Business

Saccos edging closer to lending each other after Cabinet’s nod

Tuesday, June 21st, 2022 03:30 | By

Savings and Credit Co-operative Societies (Saccos) licensed to collect deposits are pinning their hopes on the next Parliament to help fast-track the setting up of a central liquidity facility allowing them to lend to each other.

The move follows a Cabinet approval of the draft legal structures for establishing the inter-Sacco lending facility enabling them to be tabled in Parliament for debate and endorsement. Currently, Saccos borrow expensively from commercial banks to meet their cash-flow shortfalls.

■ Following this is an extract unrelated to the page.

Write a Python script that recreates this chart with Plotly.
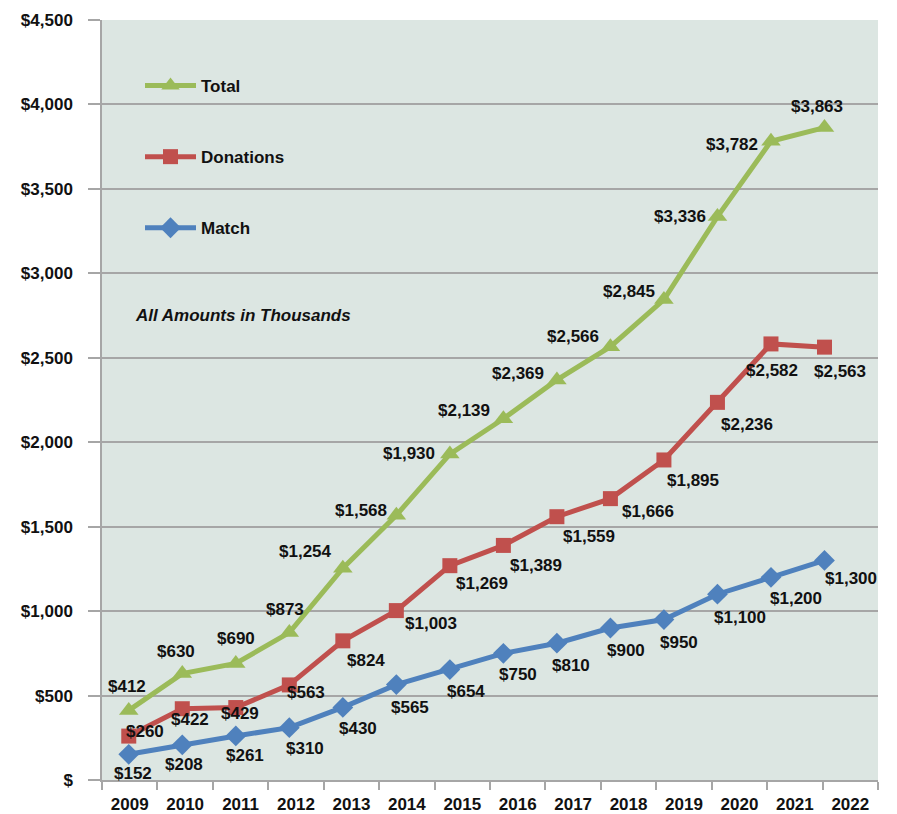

Peter Njuguna, Sacco Societies Regulatory Authority (Sasra) chief executive expressed delight the draft legal framework has been endorsed by Cabinet.

“We are now hopeful that the incoming Parliament will usher in the inter-Sacco lending window while improving operating liquidity, a key factor for sustained and competitive lending to members,” he said on phone.

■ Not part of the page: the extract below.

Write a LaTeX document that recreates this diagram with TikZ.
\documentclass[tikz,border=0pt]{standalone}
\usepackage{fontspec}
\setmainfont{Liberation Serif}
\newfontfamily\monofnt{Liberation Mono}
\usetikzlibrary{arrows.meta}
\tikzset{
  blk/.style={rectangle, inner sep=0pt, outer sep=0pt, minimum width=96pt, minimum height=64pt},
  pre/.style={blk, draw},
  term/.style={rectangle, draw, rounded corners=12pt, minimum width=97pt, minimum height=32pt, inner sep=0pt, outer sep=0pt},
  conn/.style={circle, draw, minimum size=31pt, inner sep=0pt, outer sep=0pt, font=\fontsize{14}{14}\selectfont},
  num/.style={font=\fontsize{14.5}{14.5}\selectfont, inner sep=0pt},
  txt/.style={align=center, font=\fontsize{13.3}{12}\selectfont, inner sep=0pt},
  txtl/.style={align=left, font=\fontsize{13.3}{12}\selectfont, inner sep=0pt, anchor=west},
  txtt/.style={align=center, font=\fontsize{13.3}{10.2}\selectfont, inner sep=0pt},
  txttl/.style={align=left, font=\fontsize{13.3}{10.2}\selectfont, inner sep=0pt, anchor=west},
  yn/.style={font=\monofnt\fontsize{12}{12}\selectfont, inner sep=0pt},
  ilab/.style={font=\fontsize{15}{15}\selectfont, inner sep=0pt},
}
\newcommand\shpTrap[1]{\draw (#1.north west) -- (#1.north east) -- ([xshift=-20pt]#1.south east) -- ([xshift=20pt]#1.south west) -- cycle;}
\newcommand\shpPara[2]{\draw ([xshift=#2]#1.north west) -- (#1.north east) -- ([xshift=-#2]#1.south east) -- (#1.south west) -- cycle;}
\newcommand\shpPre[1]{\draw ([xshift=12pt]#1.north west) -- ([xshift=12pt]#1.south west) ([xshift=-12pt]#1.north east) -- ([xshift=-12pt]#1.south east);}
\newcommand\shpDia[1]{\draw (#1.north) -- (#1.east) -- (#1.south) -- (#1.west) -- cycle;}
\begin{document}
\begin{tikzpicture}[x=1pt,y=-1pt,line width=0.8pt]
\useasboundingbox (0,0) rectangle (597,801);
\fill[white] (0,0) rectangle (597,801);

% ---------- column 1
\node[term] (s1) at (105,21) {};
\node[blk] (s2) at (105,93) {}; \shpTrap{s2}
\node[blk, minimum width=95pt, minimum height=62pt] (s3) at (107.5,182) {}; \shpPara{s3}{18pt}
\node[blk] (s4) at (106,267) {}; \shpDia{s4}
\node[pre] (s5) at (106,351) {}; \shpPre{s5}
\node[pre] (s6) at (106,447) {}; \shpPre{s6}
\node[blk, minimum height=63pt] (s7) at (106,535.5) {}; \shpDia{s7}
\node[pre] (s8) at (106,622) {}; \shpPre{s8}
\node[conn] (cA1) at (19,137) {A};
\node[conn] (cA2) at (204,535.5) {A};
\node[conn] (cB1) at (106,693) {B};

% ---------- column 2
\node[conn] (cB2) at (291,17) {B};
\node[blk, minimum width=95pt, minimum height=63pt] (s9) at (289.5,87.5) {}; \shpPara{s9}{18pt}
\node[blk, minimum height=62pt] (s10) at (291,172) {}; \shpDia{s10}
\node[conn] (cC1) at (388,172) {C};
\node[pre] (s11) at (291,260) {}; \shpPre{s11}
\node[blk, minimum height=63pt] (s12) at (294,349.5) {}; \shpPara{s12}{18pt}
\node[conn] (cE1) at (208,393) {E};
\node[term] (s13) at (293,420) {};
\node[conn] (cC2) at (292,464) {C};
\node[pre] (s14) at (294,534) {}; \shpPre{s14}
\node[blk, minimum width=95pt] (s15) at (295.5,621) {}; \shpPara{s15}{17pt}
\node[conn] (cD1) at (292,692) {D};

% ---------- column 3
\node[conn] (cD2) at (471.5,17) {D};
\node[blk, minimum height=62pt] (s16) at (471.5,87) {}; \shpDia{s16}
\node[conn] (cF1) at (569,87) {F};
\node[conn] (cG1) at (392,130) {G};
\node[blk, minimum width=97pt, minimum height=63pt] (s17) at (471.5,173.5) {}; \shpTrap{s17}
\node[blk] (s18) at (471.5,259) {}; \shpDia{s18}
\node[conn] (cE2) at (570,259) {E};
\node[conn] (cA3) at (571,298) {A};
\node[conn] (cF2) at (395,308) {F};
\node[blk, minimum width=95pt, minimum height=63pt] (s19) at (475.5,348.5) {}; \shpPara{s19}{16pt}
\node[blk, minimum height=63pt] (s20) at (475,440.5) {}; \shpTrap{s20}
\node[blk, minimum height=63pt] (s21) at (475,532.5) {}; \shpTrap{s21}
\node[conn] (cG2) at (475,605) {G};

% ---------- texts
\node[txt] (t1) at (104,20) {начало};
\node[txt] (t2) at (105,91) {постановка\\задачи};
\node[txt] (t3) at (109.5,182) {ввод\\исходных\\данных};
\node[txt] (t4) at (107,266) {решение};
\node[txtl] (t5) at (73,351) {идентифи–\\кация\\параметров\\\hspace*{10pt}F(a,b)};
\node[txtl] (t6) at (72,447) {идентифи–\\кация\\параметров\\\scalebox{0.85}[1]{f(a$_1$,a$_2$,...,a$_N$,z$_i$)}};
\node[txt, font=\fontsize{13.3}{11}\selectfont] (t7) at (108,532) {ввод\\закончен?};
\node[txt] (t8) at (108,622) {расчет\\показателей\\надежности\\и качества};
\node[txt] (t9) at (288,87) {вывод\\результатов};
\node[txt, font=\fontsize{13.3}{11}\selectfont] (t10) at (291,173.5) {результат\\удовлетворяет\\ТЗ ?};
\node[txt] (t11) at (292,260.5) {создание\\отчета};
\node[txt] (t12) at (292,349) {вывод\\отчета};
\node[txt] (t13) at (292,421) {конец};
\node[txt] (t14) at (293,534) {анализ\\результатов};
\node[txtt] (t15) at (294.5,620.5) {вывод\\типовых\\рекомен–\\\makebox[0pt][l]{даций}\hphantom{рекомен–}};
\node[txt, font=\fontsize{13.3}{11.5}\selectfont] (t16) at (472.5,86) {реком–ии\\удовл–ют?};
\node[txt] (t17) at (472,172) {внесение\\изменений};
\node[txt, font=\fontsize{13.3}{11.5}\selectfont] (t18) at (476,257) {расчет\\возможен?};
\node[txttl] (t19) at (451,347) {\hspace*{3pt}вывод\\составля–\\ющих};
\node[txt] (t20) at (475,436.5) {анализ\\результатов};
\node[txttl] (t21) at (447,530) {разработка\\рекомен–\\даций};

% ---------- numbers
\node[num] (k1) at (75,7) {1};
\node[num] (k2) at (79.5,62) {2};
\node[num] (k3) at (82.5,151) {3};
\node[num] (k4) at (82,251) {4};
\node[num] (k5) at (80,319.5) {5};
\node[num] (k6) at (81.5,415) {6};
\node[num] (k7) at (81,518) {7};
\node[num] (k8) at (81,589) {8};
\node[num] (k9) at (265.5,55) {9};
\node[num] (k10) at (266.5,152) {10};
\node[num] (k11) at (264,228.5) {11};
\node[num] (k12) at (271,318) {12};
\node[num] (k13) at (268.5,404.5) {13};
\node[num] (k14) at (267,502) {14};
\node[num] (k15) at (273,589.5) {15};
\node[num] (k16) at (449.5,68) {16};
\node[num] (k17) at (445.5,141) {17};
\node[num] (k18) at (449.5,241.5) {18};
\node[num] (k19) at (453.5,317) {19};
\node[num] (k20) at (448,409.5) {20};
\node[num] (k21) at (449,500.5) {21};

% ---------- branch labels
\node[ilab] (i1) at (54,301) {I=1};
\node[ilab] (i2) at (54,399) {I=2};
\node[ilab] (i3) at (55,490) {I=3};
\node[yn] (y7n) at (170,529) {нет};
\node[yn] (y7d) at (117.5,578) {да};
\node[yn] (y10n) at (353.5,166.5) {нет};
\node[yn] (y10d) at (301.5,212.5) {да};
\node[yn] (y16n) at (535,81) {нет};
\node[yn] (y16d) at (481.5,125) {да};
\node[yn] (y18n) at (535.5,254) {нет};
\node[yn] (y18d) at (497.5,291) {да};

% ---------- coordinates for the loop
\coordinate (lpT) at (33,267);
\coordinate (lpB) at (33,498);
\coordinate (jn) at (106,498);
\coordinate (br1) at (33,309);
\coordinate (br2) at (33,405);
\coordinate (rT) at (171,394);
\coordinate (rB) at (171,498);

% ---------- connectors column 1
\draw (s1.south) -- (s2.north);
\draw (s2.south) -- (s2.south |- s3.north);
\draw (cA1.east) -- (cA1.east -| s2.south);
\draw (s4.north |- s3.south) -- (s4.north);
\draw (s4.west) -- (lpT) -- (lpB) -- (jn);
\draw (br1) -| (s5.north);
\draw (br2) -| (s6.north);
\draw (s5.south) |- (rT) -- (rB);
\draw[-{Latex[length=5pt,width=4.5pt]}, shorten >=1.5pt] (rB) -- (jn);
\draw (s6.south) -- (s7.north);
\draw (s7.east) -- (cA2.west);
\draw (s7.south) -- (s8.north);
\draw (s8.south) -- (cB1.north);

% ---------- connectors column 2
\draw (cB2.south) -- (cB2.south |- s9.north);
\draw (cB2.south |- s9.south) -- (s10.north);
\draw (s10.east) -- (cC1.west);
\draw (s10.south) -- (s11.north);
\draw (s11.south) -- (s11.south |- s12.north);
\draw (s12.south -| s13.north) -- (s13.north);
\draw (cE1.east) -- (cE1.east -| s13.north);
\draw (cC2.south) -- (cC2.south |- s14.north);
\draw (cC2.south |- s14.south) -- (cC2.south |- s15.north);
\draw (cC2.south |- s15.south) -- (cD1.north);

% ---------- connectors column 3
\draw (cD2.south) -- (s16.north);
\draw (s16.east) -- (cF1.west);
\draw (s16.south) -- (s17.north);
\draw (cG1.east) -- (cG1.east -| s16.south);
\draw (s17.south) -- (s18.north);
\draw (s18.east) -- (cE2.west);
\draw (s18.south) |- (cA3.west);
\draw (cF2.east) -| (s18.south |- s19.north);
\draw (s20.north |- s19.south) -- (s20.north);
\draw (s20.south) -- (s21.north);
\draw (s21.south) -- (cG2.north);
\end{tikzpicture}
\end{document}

The proposed establishment of the Central Liquidity and Shared Technology platform, which has been on the cards since 2016, is expected to enhance operational efficiency in deposit mobilisation amongst Saccos and reduce the cost of funds in the medium to long term.

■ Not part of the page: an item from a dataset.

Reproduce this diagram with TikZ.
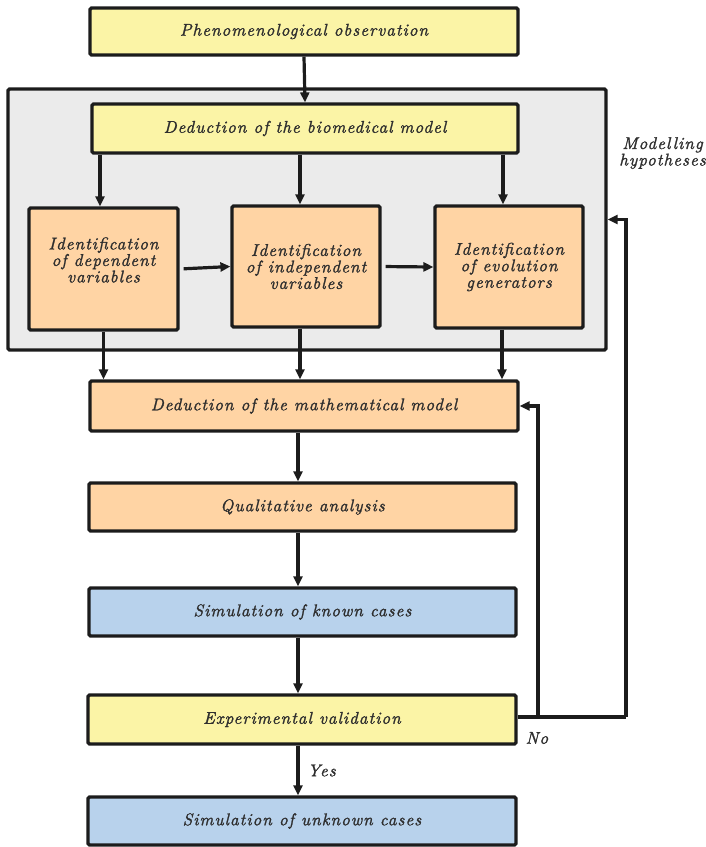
\documentclass[tikz,border=0pt]{standalone}
\usepackage{fontspec}
\usetikzlibrary{arrows.meta,calc}
\newfontfamily\labfont{lmroman10-italic}[Extension=.otf, LetterSpace=6, FakeBold=1.4]
\definecolor{cyel}{HTML}{FBF4A6}
\definecolor{corg}{HTML}{FFD4A4}
\definecolor{cblu}{HTML}{B8D2EC}
\definecolor{cgry}{HTML}{EBEBEB}
\definecolor{cbrd}{HTML}{1C1C1C}
\definecolor{ctxt}{HTML}{2E2E2E}
\begin{document}
\begin{tikzpicture}[x=1pt,y=-1pt,
  box/.style={draw=cbrd, line width=3.2pt, rounded corners=1.5pt, inner sep=0pt, align=center,
    text=ctxt, font=\labfont\fontsize{17}{16.5}\selectfont},
  ybox/.style={box, fill=cyel},
  obox/.style={box, fill=corg},
  bbox/.style={box, fill=cblu},
  arr/.style={draw=cbrd, line width=3.2pt, -{Triangle[length=10pt,width=9pt]}},
  ln/.style={draw=cbrd, line width=3.2pt},
  lbl/.style={text=ctxt, font=\labfont\fontsize{17}{16.5}\selectfont, inner sep=0pt, align=center}]
\useasboundingbox (0,0) rectangle (706,847);
\node[draw=cbrd, fill=cgry, line width=3.2pt, rounded corners=1.5pt, minimum width=598pt, minimum height=261pt] (cont) at (307,219.5) {};
\node[ybox, minimum width=428pt, minimum height=47pt] (obs) at (304,31.5) {Phenomenological observation};
\node[ybox, minimum width=426pt, minimum height=49pt] (bio) at (305,128.5) {Deduction of the biomedical model};
\node[obox, minimum width=149pt, minimum height=122pt] (dep) at (103.5,269) {};
\node[lbl] (deptxt) at ([yshift=9pt]dep.center) {Identification\\of dependent\\variables};
\node[obox, minimum width=148pt, minimum height=121pt] (ind) at (306,266.5) {Identification\\of independent\\variables};
\node[obox, minimum width=148pt, minimum height=122pt] (evo) at (509,267) {Identification\\of evolution\\generators};
\node[obox, minimum width=428pt, minimum height=50pt] (math) at (304,406) {Deduction of the mathematical model};
\node[obox, minimum width=427pt, minimum height=48pt] (qual) at (302.5,507) {Qualitative analysis};
\node[bbox, minimum width=427pt, minimum height=48pt] (known) at (302.5,612) {Simulation of known cases};
\node[ybox, minimum width=428pt, minimum height=49pt] (exp) at (302,719.5) {Experimental validation};
\node[bbox, minimum width=428pt, minimum height=48pt] (unk) at (302,821) {Simulation of unknown cases};
\node[lbl, anchor=north east] (hyp) at (706,137) {Modelling\\hypotheses};
% arrows
\draw[arr] (obs.south) -- (bio.north);
\draw[arr] ([xshift=-3.5pt]dep.north |- bio.south) -- ([xshift=-3.5pt]dep.north);
\draw[arr] ([xshift=-6pt]ind.north |- bio.south) -- ([xshift=-6pt]ind.north);
\draw[arr] ([xshift=-6pt]evo.north |- bio.south) -- ([xshift=-6pt]evo.north);
\draw[arr, shorten <=4pt] (dep.east) -- (ind.west);
\draw[arr, shorten <=4pt] (ind.east) -- (evo.west);
\draw[arr] (dep.south) -- (dep.south |- math.north);
\draw[arr] ([xshift=-6pt]ind.south) -- ([xshift=-6pt]ind.south |- math.north);
\draw[arr] ([xshift=-7pt]evo.south) -- ([xshift=-7pt]evo.south |- math.north);
\draw[arr] ([xshift=-6pt]math.south) -- ([xshift=-6pt]math.south |- qual.north);
\draw[arr] ([xshift=-4.5pt]qual.south) -- ([xshift=-4.5pt]qual.south |- known.north);
\draw[arr] ([xshift=-4.5pt]known.south) -- ([xshift=-4.5pt]known.south |- exp.north);
\draw[arr] ([xshift=-4pt]exp.south) -- node[lbl, right=8pt, pos=0.5] (yes) {Yes} ([xshift=-4pt]exp.south |- unk.north);
\coordinate (fb1) at (626,717);
\coordinate (fb2) at (538,717);
\draw[ln] (exp.east |- fb1) -- (fb1);
\draw[arr] (fb1) -- (fb1 |- cont.east) -- (cont.east);
\draw[arr] (fb2) -- (fb2 |- math.east) -- (math.east);
\node[lbl] (no) at (537,738) {No};
\end{tikzpicture}
\end{document}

This is among the reforms in the Sacco sector meant to compete well with the banks and allow them to meet unexpected or unusual short-term cash flow shortfalls.

The shared technology platform is also expected to reduce saccos’ reliance on costly bank loans to maintain monthly statutory cash-flow ratios.

“The Cabinet approved a framework on May 12 for shared services including shared technological platform and inter-sacco lending platform, this awaits a parliamentary nod,” the sacco sector regulator confirmed to Business Hub.

New regulations

All member Saccos will contribute to the Fund as prescribed in the new regulations that Cabinet has now approved. The move will come as a reprieve to the sector following the collapse of several Saccos, leaving desperate members with empty pockets.

The body will be registered as a co-operative in what will form one of the largest Sacco organisations in the country with an estimated over Sh100 billion in combined assets. It will start with deposit-taking saccos and offer front office services, while other regulated saccos will be brought on board as second-tier members.

The commencement of the fund will be part of the initiatives to bring back trust in the sector. Measures already implemented to bolster the sector include operationalising Saccos’ Deposit Guarantee Fund, a Sacco Fraud Investigation Unit, and prudent supervision of Back Officer Services (BOSA).

Mhasibu Sacco chief executive Anthony Gichia welcomed the cabinet approval, terming it as a new dawn for saccos.

“This is a going to be a game-changer since the majority of Saccos are going to work in synergy. Liquid saccos will now have an option to expand their portfolio and be able to lend to the ones with a deficit,” he said, adding: “This has been long overdue because as players we shall also enjoy fairer borrowing rates.”